VOLUME 2

I Am What I Am!

—On Relationships


Foreword
 
 
Many folks would have us believe that being single is just as pleasurable and fulfilling as being partnered. The truth is, for nearly all of us being a single adult is a time of disturbing incompleteness. It is a crisis
 
You might conclude, then, that most of us would take great care in choosing and dealing with our intimate partners. Unfortunately, though, this is usually not the case. In fact, we humans seem pretty inept when it comes to choosing intimate partners–at least if we are striving for safe, fulfilling and enduring relationships. If you doubt this, a glance at the troubling rates of divorce and rape, and of child, spouse, drug, and alcohol abuse may convince you.
 
Twenty-six years as a psychotherapist have persuaded me that most of us lack a basic understanding of what makes a relationship tick; and that we are misinformed as much as uninformed.
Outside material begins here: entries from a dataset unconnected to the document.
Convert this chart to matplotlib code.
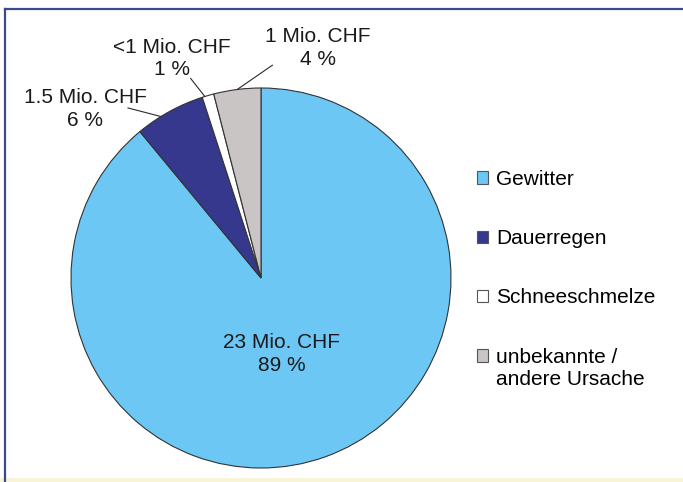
import numpy as np
import matplotlib
matplotlib.use("Agg")
import matplotlib.pyplot as plt
from matplotlib.lines import Line2D
from matplotlib.patches import Rectangle, Patch
from matplotlib.legend_handler import HandlerPatch

plt.rcParams['font.family'] = ['Liberation Sans', 'DejaVu Sans']

# data
causes = ["Gewitter", "Dauerregen", "Schneeschmelze", "unbekannte /\nandere Ursache"]
shares = [89, 6, 1, 4]
amounts = ["23 Mio. CHF", "1.5 Mio. CHF", "<1 Mio. CHF", "1 Mio. CHF"]
colors = ["#6cc7f4", "#35388c", "#ffffff", "#c9c5c5"]

W, H = 683, 482
fig = plt.figure(figsize=(W / 100, H / 100), dpi=100)
fig.patch.set_facecolor("white")

# pie centre (px) and radius (px)
cx, cy, R = 261, 278, 190
lim = 1.3
ax = fig.add_axes([(cx - lim * R) / W, (H - cy - lim * R) / H, 2 * lim * R / W, 2 * lim * R / H])

wedges, _ = ax.pie(shares, colors=colors, startangle=90, counterclock=False,
                   wedgeprops=dict(edgecolor="#333333", linewidth=0.8))
ax.set_xlim(-lim, lim)
ax.set_ylim(-lim, lim)
ax.set_aspect("equal")
ax.axis("off")

# label positions (text centre) for each slice, in pie radius units
text_pos = [(0.11, -0.40), (-0.925, 0.89), (-0.47, 1.155), (0.30, 1.21)]
line_start = [None, (-0.70, 0.895), (-0.37, 1.05), (0.06, 1.12)]
line_shift = [0, 3, 1, 0]  # degrees, where the leader meets the rim

for i, w in enumerate(wedges):
    label = f"{amounts[i]}\n{shares[i]} %"
    tx, ty = text_pos[i]
    ax.text(tx, ty, label, ha="center", va="center", fontsize=15,
            color="#1a1a1a", linespacing=1.22, clip_on=False)
    if line_start[i] is not None:
        mid = np.deg2rad((w.theta1 + w.theta2) / 2 + line_shift[i])
        ax.plot([line_start[i][0], np.cos(mid)], [line_start[i][1], np.sin(mid)],
                color="#2a2a2a", linewidth=0.8, clip_on=False)


def square(legend, orig_handle, xdescent, ydescent, width, height, fontsize):
    return Rectangle((-xdescent, -ydescent), width, height)


def square_up(legend, orig_handle, xdescent, ydescent, width, height, fontsize):
    return Rectangle((-xdescent, -ydescent + 0.6 * fontsize), width, height)


handles = [Patch(facecolor=c, edgecolor="#555555", linewidth=0.8) for c in colors]
hmap = {h: HandlerPatch(patch_func=square) for h in handles[:3]}
hmap[handles[3]] = HandlerPatch(patch_func=square_up)
fig.legend(handles, causes, loc="upper left", bbox_to_anchor=(477 / W, 1 - 170 / H),
           frameon=False, fontsize=15, handlelength=0.55, handleheight=0.55,
           handletextpad=0.35, labelspacing=1.93, borderpad=0, borderaxespad=0,
           handler_map=hmap)

# frame lines
fig.add_artist(Line2D([5 / W, 1], [1 - 9 / H, 1 - 9 / H], color="#3b4a8c", linewidth=1.6))
fig.add_artist(Line2D([5 / W, 5 / W], [0, 1 - 9 / H], color="#3b4a8c", linewidth=1.6))
fig.add_artist(Rectangle((0, 0), 1, 4 / H, transform=fig.transFigure,
                         facecolor="#f8f4d8", edgecolor="none"))

fig.savefig("out.png", dpi=100)
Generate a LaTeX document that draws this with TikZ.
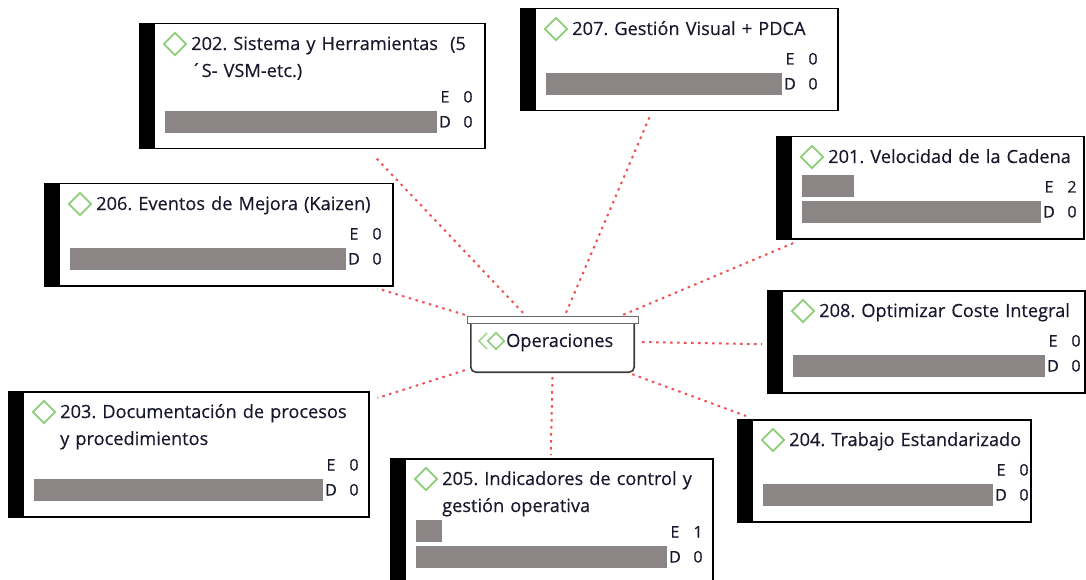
\documentclass[tikz,border=0pt]{standalone}
\usepackage{fontspec}
\setmainfont{Open Sans}[FakeBold=0.4]
\frenchspacing
\usetikzlibrary{shapes.geometric}
\definecolor{texto}{RGB}{25,25,45}
\definecolor{gris}{RGB}{139,133,133}
\definecolor{verde}{RGB}{140,205,120}
\definecolor{rojo}{RGB}{240,80,85}
\definecolor{cuerpo}{RGB}{60,60,60}
\tikzset{
  tarjeta/.style={draw, line width=1.5pt, inner sep=0pt},
  barra/.style={fill=gris},
  rombo/.style={diamond, draw=verde, line width=1.8pt, minimum size=23pt, inner sep=0pt},
  titulo/.style={text=texto, font=\fontsize{18.2}{27}\selectfont, text width=320pt, align=left, inner sep=0pt, anchor=base west},
  cifra/.style={text=texto, font=\fontsize{16}{18}\selectfont, inner sep=0pt, anchor=base},
  enlace/.style={draw=rojo, line width=2pt, dash pattern=on 2.5pt off 4.5pt},
}
% #1 nombre, #2 x, #3 y, #4 ancho, #5 fila barra, #6 titulo, #7 fin barra, #8 valor E
\newcommand{\tarjeta}[8]{%
  \node[tarjeta, minimum width=#4, minimum height=#5+37, anchor=north west] (#1) at (#2,#3) {};
  \fill (#1.north west) rectangle ([shift={(16,0)}]#1.south west);
  \node[rombo] (#1-r) at ([shift={(36,21)}]#1.north west) {};
  \node[titulo] (#1-t) at ([shift={(52,27)}]#1.north west) {#6};
  \ifnum#8>0 \fill[barra] ([shift={(26,#5-26)}]#1.north west) rectangle ++(#8*26,22);\fi
  \fill[barra] ([shift={(26,#5)}]#1.north west) rectangle ([shift={(#7,#5+22)}]#1.north west);
  \node[cifra] (#1-e) at ([shift={(#7+8,#5-8.5)}]#1.north west) {E};
  \node[cifra] (#1-ev) at ([shift={(#7+31,#5-8.5)}]#1.north west) {#8};
  \node[cifra] (#1-d) at ([shift={(#7+8,#5+16.5)}]#1.north west) {D};
  \node[cifra] (#1-dv) at ([shift={(#7+31,#5+16.5)}]#1.north west) {0};
}

\begin{document}
\begin{tikzpicture}[x=1pt, y=-1pt]
  \useasboundingbox (0,0) rectangle (1086,580);
  \clip (0,0) rectangle (1086,580);

  \tarjeta{b202}{139}{23}{345}{88}{202. Sistema y Herramientas~ (5\\´S- VSM-etc.)}{298}{0}
  \tarjeta{b207}{520}{8}{317}{65}{207. Gestión Visual + PDCA}{262}{0}
  \tarjeta{b201}{776}{136}{307}{65}{201. Velocidad de la Cadena}{265}{2}
  \tarjeta{b206}{44}{183}{348}{65}{206. Eventos de Mejora (Kaizen)}{302}{0}
  \tarjeta{b208}{767}{290}{317}{65}{208. Optimizar Coste Integral}{278}{0}
  \tarjeta{b203}{8}{391}{360}{88}{203. Documentación de procesos\\y procedimientos}{315}{0}
  \tarjeta{b205}{390}{458}{322}{88}{205. Indicadores de control y\\gestión operativa}{277}{1}
  \tarjeta{b204}{737}{419}{293}{65}{204. Trabajo Estandarizado}{256}{0}

  % nodo central
  \node[minimum width=163, minimum height=48, inner sep=0pt] (ops) at (552.5,348) {};
  \draw[draw=cuerpo, line width=1.6pt, rounded corners=5pt] (ops.north west) -- (ops.south west) -- (ops.south east) -- (ops.north east);
  \draw[draw=gris!80!black, line width=1.2pt, fill=white] ([shift={(-3,-7)}]ops.north west) rectangle ([shift={(4,0)}]ops.north east);
  \draw[verde!80, line width=1.6pt] (487,333) -- (479,341) -- (487,349);
  \node[rombo, minimum size=17pt, line width=1.6pt] (ops-r) at (496,341) {};
  \node[titulo, text width=] (ops-t) at (506,347) {Operaciones};

  \draw[enlace] ([shift={(-29.5,-11)}]ops.north) -- ([shift={(61.5,6)}]b202.south);
  \draw[enlace] ([shift={(13.5,-11)}]ops.north) -- ([shift={(-29.5,5)}]b207.south);
  \draw[enlace] ([shift={(-11,-9)}]ops.north east) -- ([shift={(21,2)}]b201.south west);
  \draw[enlace] ([shift={(-6,-9)}]ops.north west) -- ([shift={(-16,2)}]b206.south east);
  \draw[enlace] ([shift={(8,-6)}]ops.east) -- ([shift={(-5,2.5)}]b208.west);
  \draw[enlace] ([shift={(-2,2)}]ops.south east) -- ([shift={(9,-3)}]b204.north west);
  \draw[enlace] ([shift={(0,5)}]ops.south) -- ([shift={(-1,-3)}]b205.north);
  \draw[enlace] ([shift={(-6,-2)}]ops.south west) -- ([shift={(8,7)}]b203.north east);
\end{tikzpicture}
\end{document}
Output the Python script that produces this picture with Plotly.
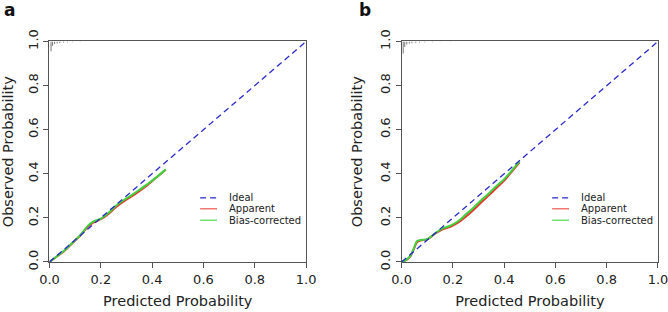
import plotly.graph_objects as go

# ---------------- data ----------------
ideal_x = [0.0, 1.0]
ideal_y = [0.0, 1.0]

# panel a
a_x = [0.0, 0.03, 0.06, 0.09, 0.12, 0.15, 0.17, 0.20, 0.23, 0.26, 0.29, 0.32, 0.35, 0.38, 0.41, 0.453]
a_apparent = [0.0, 0.026, 0.052, 0.086, 0.120, 0.160, 0.178, 0.194, 0.218, 0.250, 0.275, 0.297, 0.321, 0.347, 0.376, 0.418]
a_corrected = [0.0, 0.027, 0.054, 0.088, 0.122, 0.165, 0.183, 0.197, 0.223, 0.256, 0.281, 0.303, 0.327, 0.352, 0.378, 0.420]

# panel b
b_x = [0.0, 0.02, 0.035, 0.05, 0.06, 0.075, 0.10, 0.13, 0.16, 0.19, 0.22, 0.25, 0.28, 0.31, 0.34, 0.37, 0.40, 0.43, 0.46]
b_apparent = [0.0, 0.010, 0.028, 0.065, 0.090, 0.098, 0.103, 0.128, 0.148, 0.160, 0.178, 0.205, 0.236, 0.270, 0.302, 0.336, 0.369, 0.410, 0.452]
b_corrected = [0.0, 0.012, 0.030, 0.070, 0.095, 0.100, 0.104, 0.130, 0.152, 0.165, 0.185, 0.215, 0.246, 0.280, 0.311, 0.345, 0.376, 0.415, 0.456]

# distribution of predicted probabilities (spikes hanging from the top)
a_rug_x = [0.006, 0.012, 0.020, 0.030, 0.040, 0.055, 0.070, 0.090, 0.120]
a_rug_h = [0.045, 0.020, 0.012, 0.009, 0.007, 0.005, 0.004, 0.003, 0.002]
b_rug_x = [0.006, 0.012, 0.020, 0.030, 0.040, 0.055, 0.070, 0.090, 0.120, 0.150, 0.190]
b_rug_h = [0.055, 0.025, 0.014, 0.010, 0.008, 0.006, 0.005, 0.004, 0.003, 0.002, 0.002]

legend_labels = ["Ideal", "Apparent", "Bias-corrected"]
panel_labels = ["a", "b"]
x_title = "Predicted Probability"
y_title = "Observed Probability"
tick_vals = [0.0, 0.2, 0.4, 0.6, 0.8, 1.0]
tick_text = ["0.0", "0.2", "0.4", "0.6", "0.8", "1.0"]

# ---------------- styles ----------------
C_IDEAL = "#2a2acc"
C_APP = "#e8342c"
C_BC = "#3fd23f"
C_AX = "#555555"
FONT = "DejaVu Sans"

fig = go.Figure()

panels = [
    ("x", "y", a_x, a_apparent, a_corrected, a_rug_x, a_rug_h),
    ("x2", "y2", b_x, b_apparent, b_corrected, b_rug_x, b_rug_h),
]

for xa, ya, px, papp, pbc, rx, rh in panels:
    # rug spikes
    sx, sy = [], []
    for xv, hv in zip(rx, rh):
        sx += [xv, xv, None]
        sy += [1.0, 1.0 - hv, None]
    fig.add_trace(go.Scatter(x=sx, y=sy, mode="lines", xaxis=xa, yaxis=ya,
                             line=dict(color="#777777", width=1), showlegend=False,
                             hoverinfo="skip"))
    fig.add_trace(go.Scatter(x=px, y=papp, mode="lines", xaxis=xa, yaxis=ya,
                             line=dict(color=C_APP, width=2, shape="spline"),
                             name="Apparent", showlegend=False))
    fig.add_trace(go.Scatter(x=px, y=pbc, mode="lines", xaxis=xa, yaxis=ya,
                             line=dict(color=C_BC, width=2, shape="spline"),
                             name="Bias-corrected", showlegend=False))
    fig.add_trace(go.Scatter(x=ideal_x, y=ideal_y, mode="lines", xaxis=xa, yaxis=ya,
                             line=dict(color=C_IDEAL, width=1.3, dash="6px,4px"),
                             name="Ideal", showlegend=False))

    # manual legend (compact, as in the R output)
    leg_rows = [0.291, 0.241, 0.189]
    leg_styles = [dict(color=C_IDEAL, width=1.3, dash="6px,4px"),
                  dict(color="#f07a72", width=1.5),
                  dict(color="#70e070", width=1.5)]
    for lab, ry, st in zip(legend_labels, leg_rows, leg_styles):
        fig.add_shape(type="line", xref=xa, yref=ya, x0=0.587, x1=0.653, y0=ry, y1=ry,
                      line=st)
        fig.add_annotation(xref=xa, yref=ya, x=0.692, y=ry, text=lab, showarrow=False,
                           xanchor="left", yanchor="middle",
                           font=dict(family=FONT, size=10, color="#222222"))

axis_common = dict(range=[0, 1], showline=True, mirror=True, linecolor=C_AX, linewidth=1,
                   showgrid=False, zeroline=False, ticks="outside", ticklen=5,
                   tickcolor=C_AX, tickvals=tick_vals, ticktext=tick_text, automargin=False,
                   ticklabeloverflow="allow",
                   tickfont=dict(family=FONT, size=13, color="#222222"))

fig.update_layout(
    width=668, height=312,
    margin=dict(l=0, r=0, t=0, b=0),
    paper_bgcolor="white", plot_bgcolor="white",
    showlegend=False,
    xaxis=dict(domain=[0.0741, 0.4582], anchor="y",
               title=dict(text=x_title, standoff=10, font=dict(family=FONT, size=14.5, color="#222222")),
               **axis_common),
    yaxis=dict(domain=[0.1603, 0.867], anchor="x", tickangle=-90,
               title=dict(text=y_title, standoff=12, font=dict(family=FONT, size=14.5, color="#222222")),
               **axis_common),
    xaxis2=dict(domain=[0.6013, 0.985], anchor="y2",
                title=dict(text=x_title, standoff=10, font=dict(family=FONT, size=14.5, color="#222222")),
                **axis_common),
    yaxis2=dict(domain=[0.1603, 0.867], anchor="x2", tickangle=-90,
                title=dict(text=y_title, standoff=12, font=dict(family=FONT, size=14.5, color="#222222")),
                **axis_common),
)

for lab, xp in zip(panel_labels, [9.5 / 668, 365 / 668]):
    fig.add_annotation(xref="paper", yref="paper", x=xp, y=1 - 10 / 312, text="<b>%s</b>" % lab,
                       showarrow=False, xanchor="center", yanchor="middle",
                       font=dict(family=FONT, size=17, color="#111111"))

# remove the browser's default 8px page margin so the 668x312 figure fills the window
fig.write_html("out.html", config={"displayModeBar": False},
               post_script="document.body.style.margin='0';")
Much of what we have been taught about ourselves, other people, and successful relating–and which we have tended to unquestioningly accept and defend–actually hinders us in our relationships.
 
I’m confident, however, that with accurate information we can begin to learn how to choose our partners better, and be better partners, as well. Out of this conviction, in 1985, I began to teach a seminar, which I called Red Flags/Green Flags in the Romance Game (and which I now call, Why Relationships Succeed or Fail). My aim was to shed light on intimate relationships, on what they are and how to succeed at them, as well as on the characteristics of and differences between successful and unsuccessful relating. What follows is a series of essays exploring this subject.